#### What the task asks:
In the material below, find each line holding the string "matplotlib" and copy it.

#### Records supplied:
• • • • • • •
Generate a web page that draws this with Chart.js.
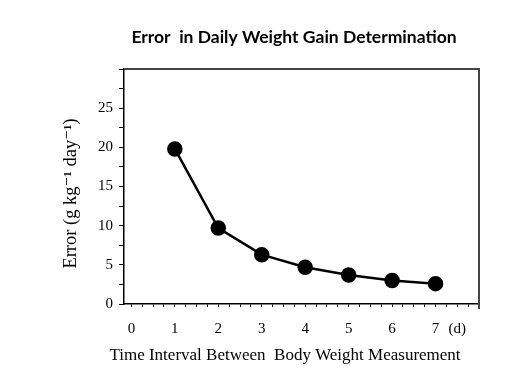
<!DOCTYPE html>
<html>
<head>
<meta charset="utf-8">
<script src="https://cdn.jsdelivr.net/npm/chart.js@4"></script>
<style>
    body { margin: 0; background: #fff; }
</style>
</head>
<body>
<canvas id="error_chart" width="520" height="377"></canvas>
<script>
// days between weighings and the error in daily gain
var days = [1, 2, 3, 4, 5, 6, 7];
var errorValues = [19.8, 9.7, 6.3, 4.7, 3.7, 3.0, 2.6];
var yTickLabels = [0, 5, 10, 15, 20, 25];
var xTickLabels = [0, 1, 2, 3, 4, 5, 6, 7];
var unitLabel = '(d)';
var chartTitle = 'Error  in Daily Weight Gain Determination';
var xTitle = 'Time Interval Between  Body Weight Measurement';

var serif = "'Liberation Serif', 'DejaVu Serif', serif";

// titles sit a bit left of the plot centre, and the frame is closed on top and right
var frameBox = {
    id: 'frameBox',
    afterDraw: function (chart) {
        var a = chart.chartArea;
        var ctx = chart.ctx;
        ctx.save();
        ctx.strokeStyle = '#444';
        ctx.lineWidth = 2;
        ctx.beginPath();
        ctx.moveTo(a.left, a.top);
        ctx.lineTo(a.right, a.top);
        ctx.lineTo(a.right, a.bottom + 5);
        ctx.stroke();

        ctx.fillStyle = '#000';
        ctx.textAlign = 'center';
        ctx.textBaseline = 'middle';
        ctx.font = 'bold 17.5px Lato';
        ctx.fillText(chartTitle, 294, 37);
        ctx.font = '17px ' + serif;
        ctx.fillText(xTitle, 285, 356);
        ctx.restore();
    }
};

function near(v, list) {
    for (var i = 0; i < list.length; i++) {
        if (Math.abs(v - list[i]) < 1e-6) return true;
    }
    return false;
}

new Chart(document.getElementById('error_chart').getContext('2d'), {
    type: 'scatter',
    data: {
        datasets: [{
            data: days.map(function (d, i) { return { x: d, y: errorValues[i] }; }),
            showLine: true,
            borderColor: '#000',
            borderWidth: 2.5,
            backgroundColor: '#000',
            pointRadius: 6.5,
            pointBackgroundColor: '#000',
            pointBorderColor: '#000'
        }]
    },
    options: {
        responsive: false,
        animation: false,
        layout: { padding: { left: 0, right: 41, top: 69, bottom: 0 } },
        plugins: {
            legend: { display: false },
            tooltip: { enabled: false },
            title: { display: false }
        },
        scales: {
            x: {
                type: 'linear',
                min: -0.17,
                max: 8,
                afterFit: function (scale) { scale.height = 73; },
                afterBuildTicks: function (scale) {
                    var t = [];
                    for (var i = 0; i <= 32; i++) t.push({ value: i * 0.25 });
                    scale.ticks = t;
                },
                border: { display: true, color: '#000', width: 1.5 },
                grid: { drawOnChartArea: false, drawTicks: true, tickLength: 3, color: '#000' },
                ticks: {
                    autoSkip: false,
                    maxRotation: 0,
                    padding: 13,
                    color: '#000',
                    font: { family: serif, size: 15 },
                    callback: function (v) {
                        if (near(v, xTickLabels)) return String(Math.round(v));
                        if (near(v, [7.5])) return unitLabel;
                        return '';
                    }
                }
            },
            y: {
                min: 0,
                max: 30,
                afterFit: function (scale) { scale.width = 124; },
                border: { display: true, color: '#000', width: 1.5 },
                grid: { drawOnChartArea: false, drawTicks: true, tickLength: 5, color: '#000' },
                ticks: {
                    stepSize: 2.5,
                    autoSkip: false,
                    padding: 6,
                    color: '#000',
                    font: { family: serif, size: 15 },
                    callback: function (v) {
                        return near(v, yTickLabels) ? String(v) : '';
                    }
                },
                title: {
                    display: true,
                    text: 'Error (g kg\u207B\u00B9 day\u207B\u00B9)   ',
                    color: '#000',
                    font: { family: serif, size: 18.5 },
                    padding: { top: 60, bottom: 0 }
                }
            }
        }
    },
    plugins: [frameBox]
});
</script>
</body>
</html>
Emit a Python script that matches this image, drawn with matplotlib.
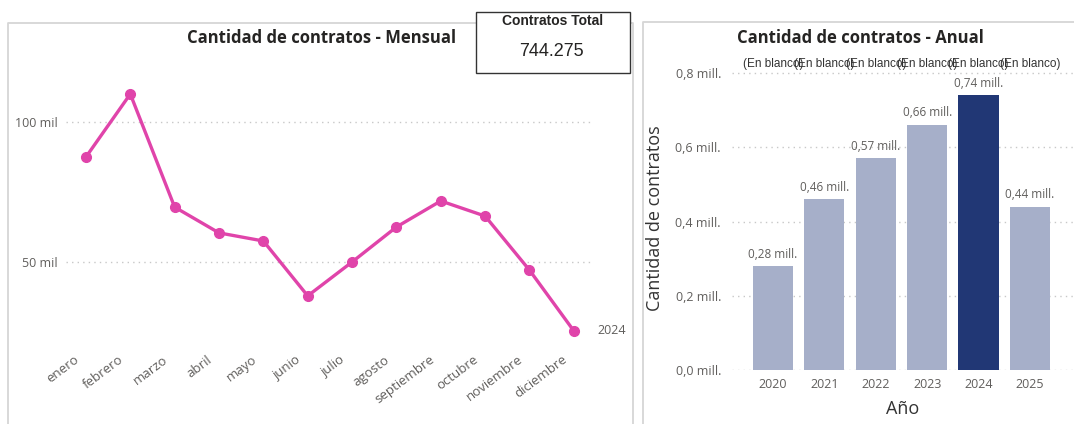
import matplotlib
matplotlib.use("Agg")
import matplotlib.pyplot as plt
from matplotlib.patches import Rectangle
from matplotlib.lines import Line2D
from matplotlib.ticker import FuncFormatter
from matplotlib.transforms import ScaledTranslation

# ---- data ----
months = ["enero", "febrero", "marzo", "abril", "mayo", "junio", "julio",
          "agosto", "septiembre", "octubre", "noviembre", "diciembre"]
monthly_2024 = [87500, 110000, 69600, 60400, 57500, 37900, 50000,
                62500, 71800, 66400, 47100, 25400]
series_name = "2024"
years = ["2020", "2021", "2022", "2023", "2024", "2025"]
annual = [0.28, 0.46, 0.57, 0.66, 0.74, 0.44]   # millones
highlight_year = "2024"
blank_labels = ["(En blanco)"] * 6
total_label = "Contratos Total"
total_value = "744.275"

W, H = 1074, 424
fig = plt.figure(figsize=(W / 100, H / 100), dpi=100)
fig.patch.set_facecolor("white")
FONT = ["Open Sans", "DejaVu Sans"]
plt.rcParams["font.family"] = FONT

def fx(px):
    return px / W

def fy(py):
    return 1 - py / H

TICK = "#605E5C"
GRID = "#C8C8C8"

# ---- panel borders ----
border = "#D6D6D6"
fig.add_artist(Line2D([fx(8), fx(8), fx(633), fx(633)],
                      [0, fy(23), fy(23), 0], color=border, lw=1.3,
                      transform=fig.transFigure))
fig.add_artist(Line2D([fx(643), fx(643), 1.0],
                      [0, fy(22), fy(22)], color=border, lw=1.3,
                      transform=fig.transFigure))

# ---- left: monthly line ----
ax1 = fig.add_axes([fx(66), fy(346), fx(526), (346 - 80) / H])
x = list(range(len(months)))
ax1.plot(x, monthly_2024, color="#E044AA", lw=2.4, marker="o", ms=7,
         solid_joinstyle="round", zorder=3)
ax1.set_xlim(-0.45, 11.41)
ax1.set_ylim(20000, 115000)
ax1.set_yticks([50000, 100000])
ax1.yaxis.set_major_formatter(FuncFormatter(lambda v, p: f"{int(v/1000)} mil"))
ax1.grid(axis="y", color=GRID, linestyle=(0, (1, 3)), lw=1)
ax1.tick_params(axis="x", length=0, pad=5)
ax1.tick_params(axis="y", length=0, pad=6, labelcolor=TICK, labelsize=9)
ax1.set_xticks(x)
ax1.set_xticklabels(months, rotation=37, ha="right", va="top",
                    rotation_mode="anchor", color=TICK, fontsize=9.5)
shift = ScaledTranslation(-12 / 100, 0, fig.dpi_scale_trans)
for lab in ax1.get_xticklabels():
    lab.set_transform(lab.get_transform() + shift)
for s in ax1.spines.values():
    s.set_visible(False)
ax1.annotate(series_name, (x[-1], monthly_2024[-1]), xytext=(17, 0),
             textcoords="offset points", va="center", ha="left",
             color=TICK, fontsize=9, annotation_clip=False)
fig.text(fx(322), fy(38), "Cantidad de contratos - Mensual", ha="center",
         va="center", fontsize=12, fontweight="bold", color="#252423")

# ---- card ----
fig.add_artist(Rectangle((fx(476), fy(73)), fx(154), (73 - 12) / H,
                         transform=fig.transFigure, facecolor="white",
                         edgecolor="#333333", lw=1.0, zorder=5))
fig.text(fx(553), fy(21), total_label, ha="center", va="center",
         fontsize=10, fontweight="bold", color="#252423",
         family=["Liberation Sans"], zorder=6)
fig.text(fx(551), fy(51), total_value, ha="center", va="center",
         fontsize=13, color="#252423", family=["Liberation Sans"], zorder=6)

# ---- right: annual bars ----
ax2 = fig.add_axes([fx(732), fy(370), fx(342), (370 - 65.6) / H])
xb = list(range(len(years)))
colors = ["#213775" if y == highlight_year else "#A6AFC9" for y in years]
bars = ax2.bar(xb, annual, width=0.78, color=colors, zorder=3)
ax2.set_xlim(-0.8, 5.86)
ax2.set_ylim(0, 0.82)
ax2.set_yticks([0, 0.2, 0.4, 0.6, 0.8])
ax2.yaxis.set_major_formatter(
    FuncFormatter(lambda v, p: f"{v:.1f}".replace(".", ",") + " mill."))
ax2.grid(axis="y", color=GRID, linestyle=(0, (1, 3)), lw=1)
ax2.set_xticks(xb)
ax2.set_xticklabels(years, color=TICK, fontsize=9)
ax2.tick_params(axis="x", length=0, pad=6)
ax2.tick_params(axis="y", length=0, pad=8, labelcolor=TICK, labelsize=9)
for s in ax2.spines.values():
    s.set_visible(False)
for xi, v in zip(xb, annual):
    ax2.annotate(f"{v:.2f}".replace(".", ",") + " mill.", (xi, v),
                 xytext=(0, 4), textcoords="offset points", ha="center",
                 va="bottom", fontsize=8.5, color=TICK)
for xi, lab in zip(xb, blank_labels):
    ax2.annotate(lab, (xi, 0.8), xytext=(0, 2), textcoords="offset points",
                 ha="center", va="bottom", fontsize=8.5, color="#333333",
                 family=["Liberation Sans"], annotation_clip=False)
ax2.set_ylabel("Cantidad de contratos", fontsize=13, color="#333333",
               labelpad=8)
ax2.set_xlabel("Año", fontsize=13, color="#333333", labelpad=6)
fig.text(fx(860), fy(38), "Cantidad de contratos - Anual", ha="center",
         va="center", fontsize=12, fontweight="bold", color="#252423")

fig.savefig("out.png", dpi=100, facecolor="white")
• • • • • • •
#### Response below:
Emit a Python script that matches this image, drawn with matplotlib.
import matplotlib
matplotlib.use("Agg")
import matplotlib.pyplot as plt
from matplotlib.patches import Rectangle
from matplotlib.lines import Line2D
from matplotlib.ticker import FuncFormatter
from matplotlib.transforms import ScaledTranslation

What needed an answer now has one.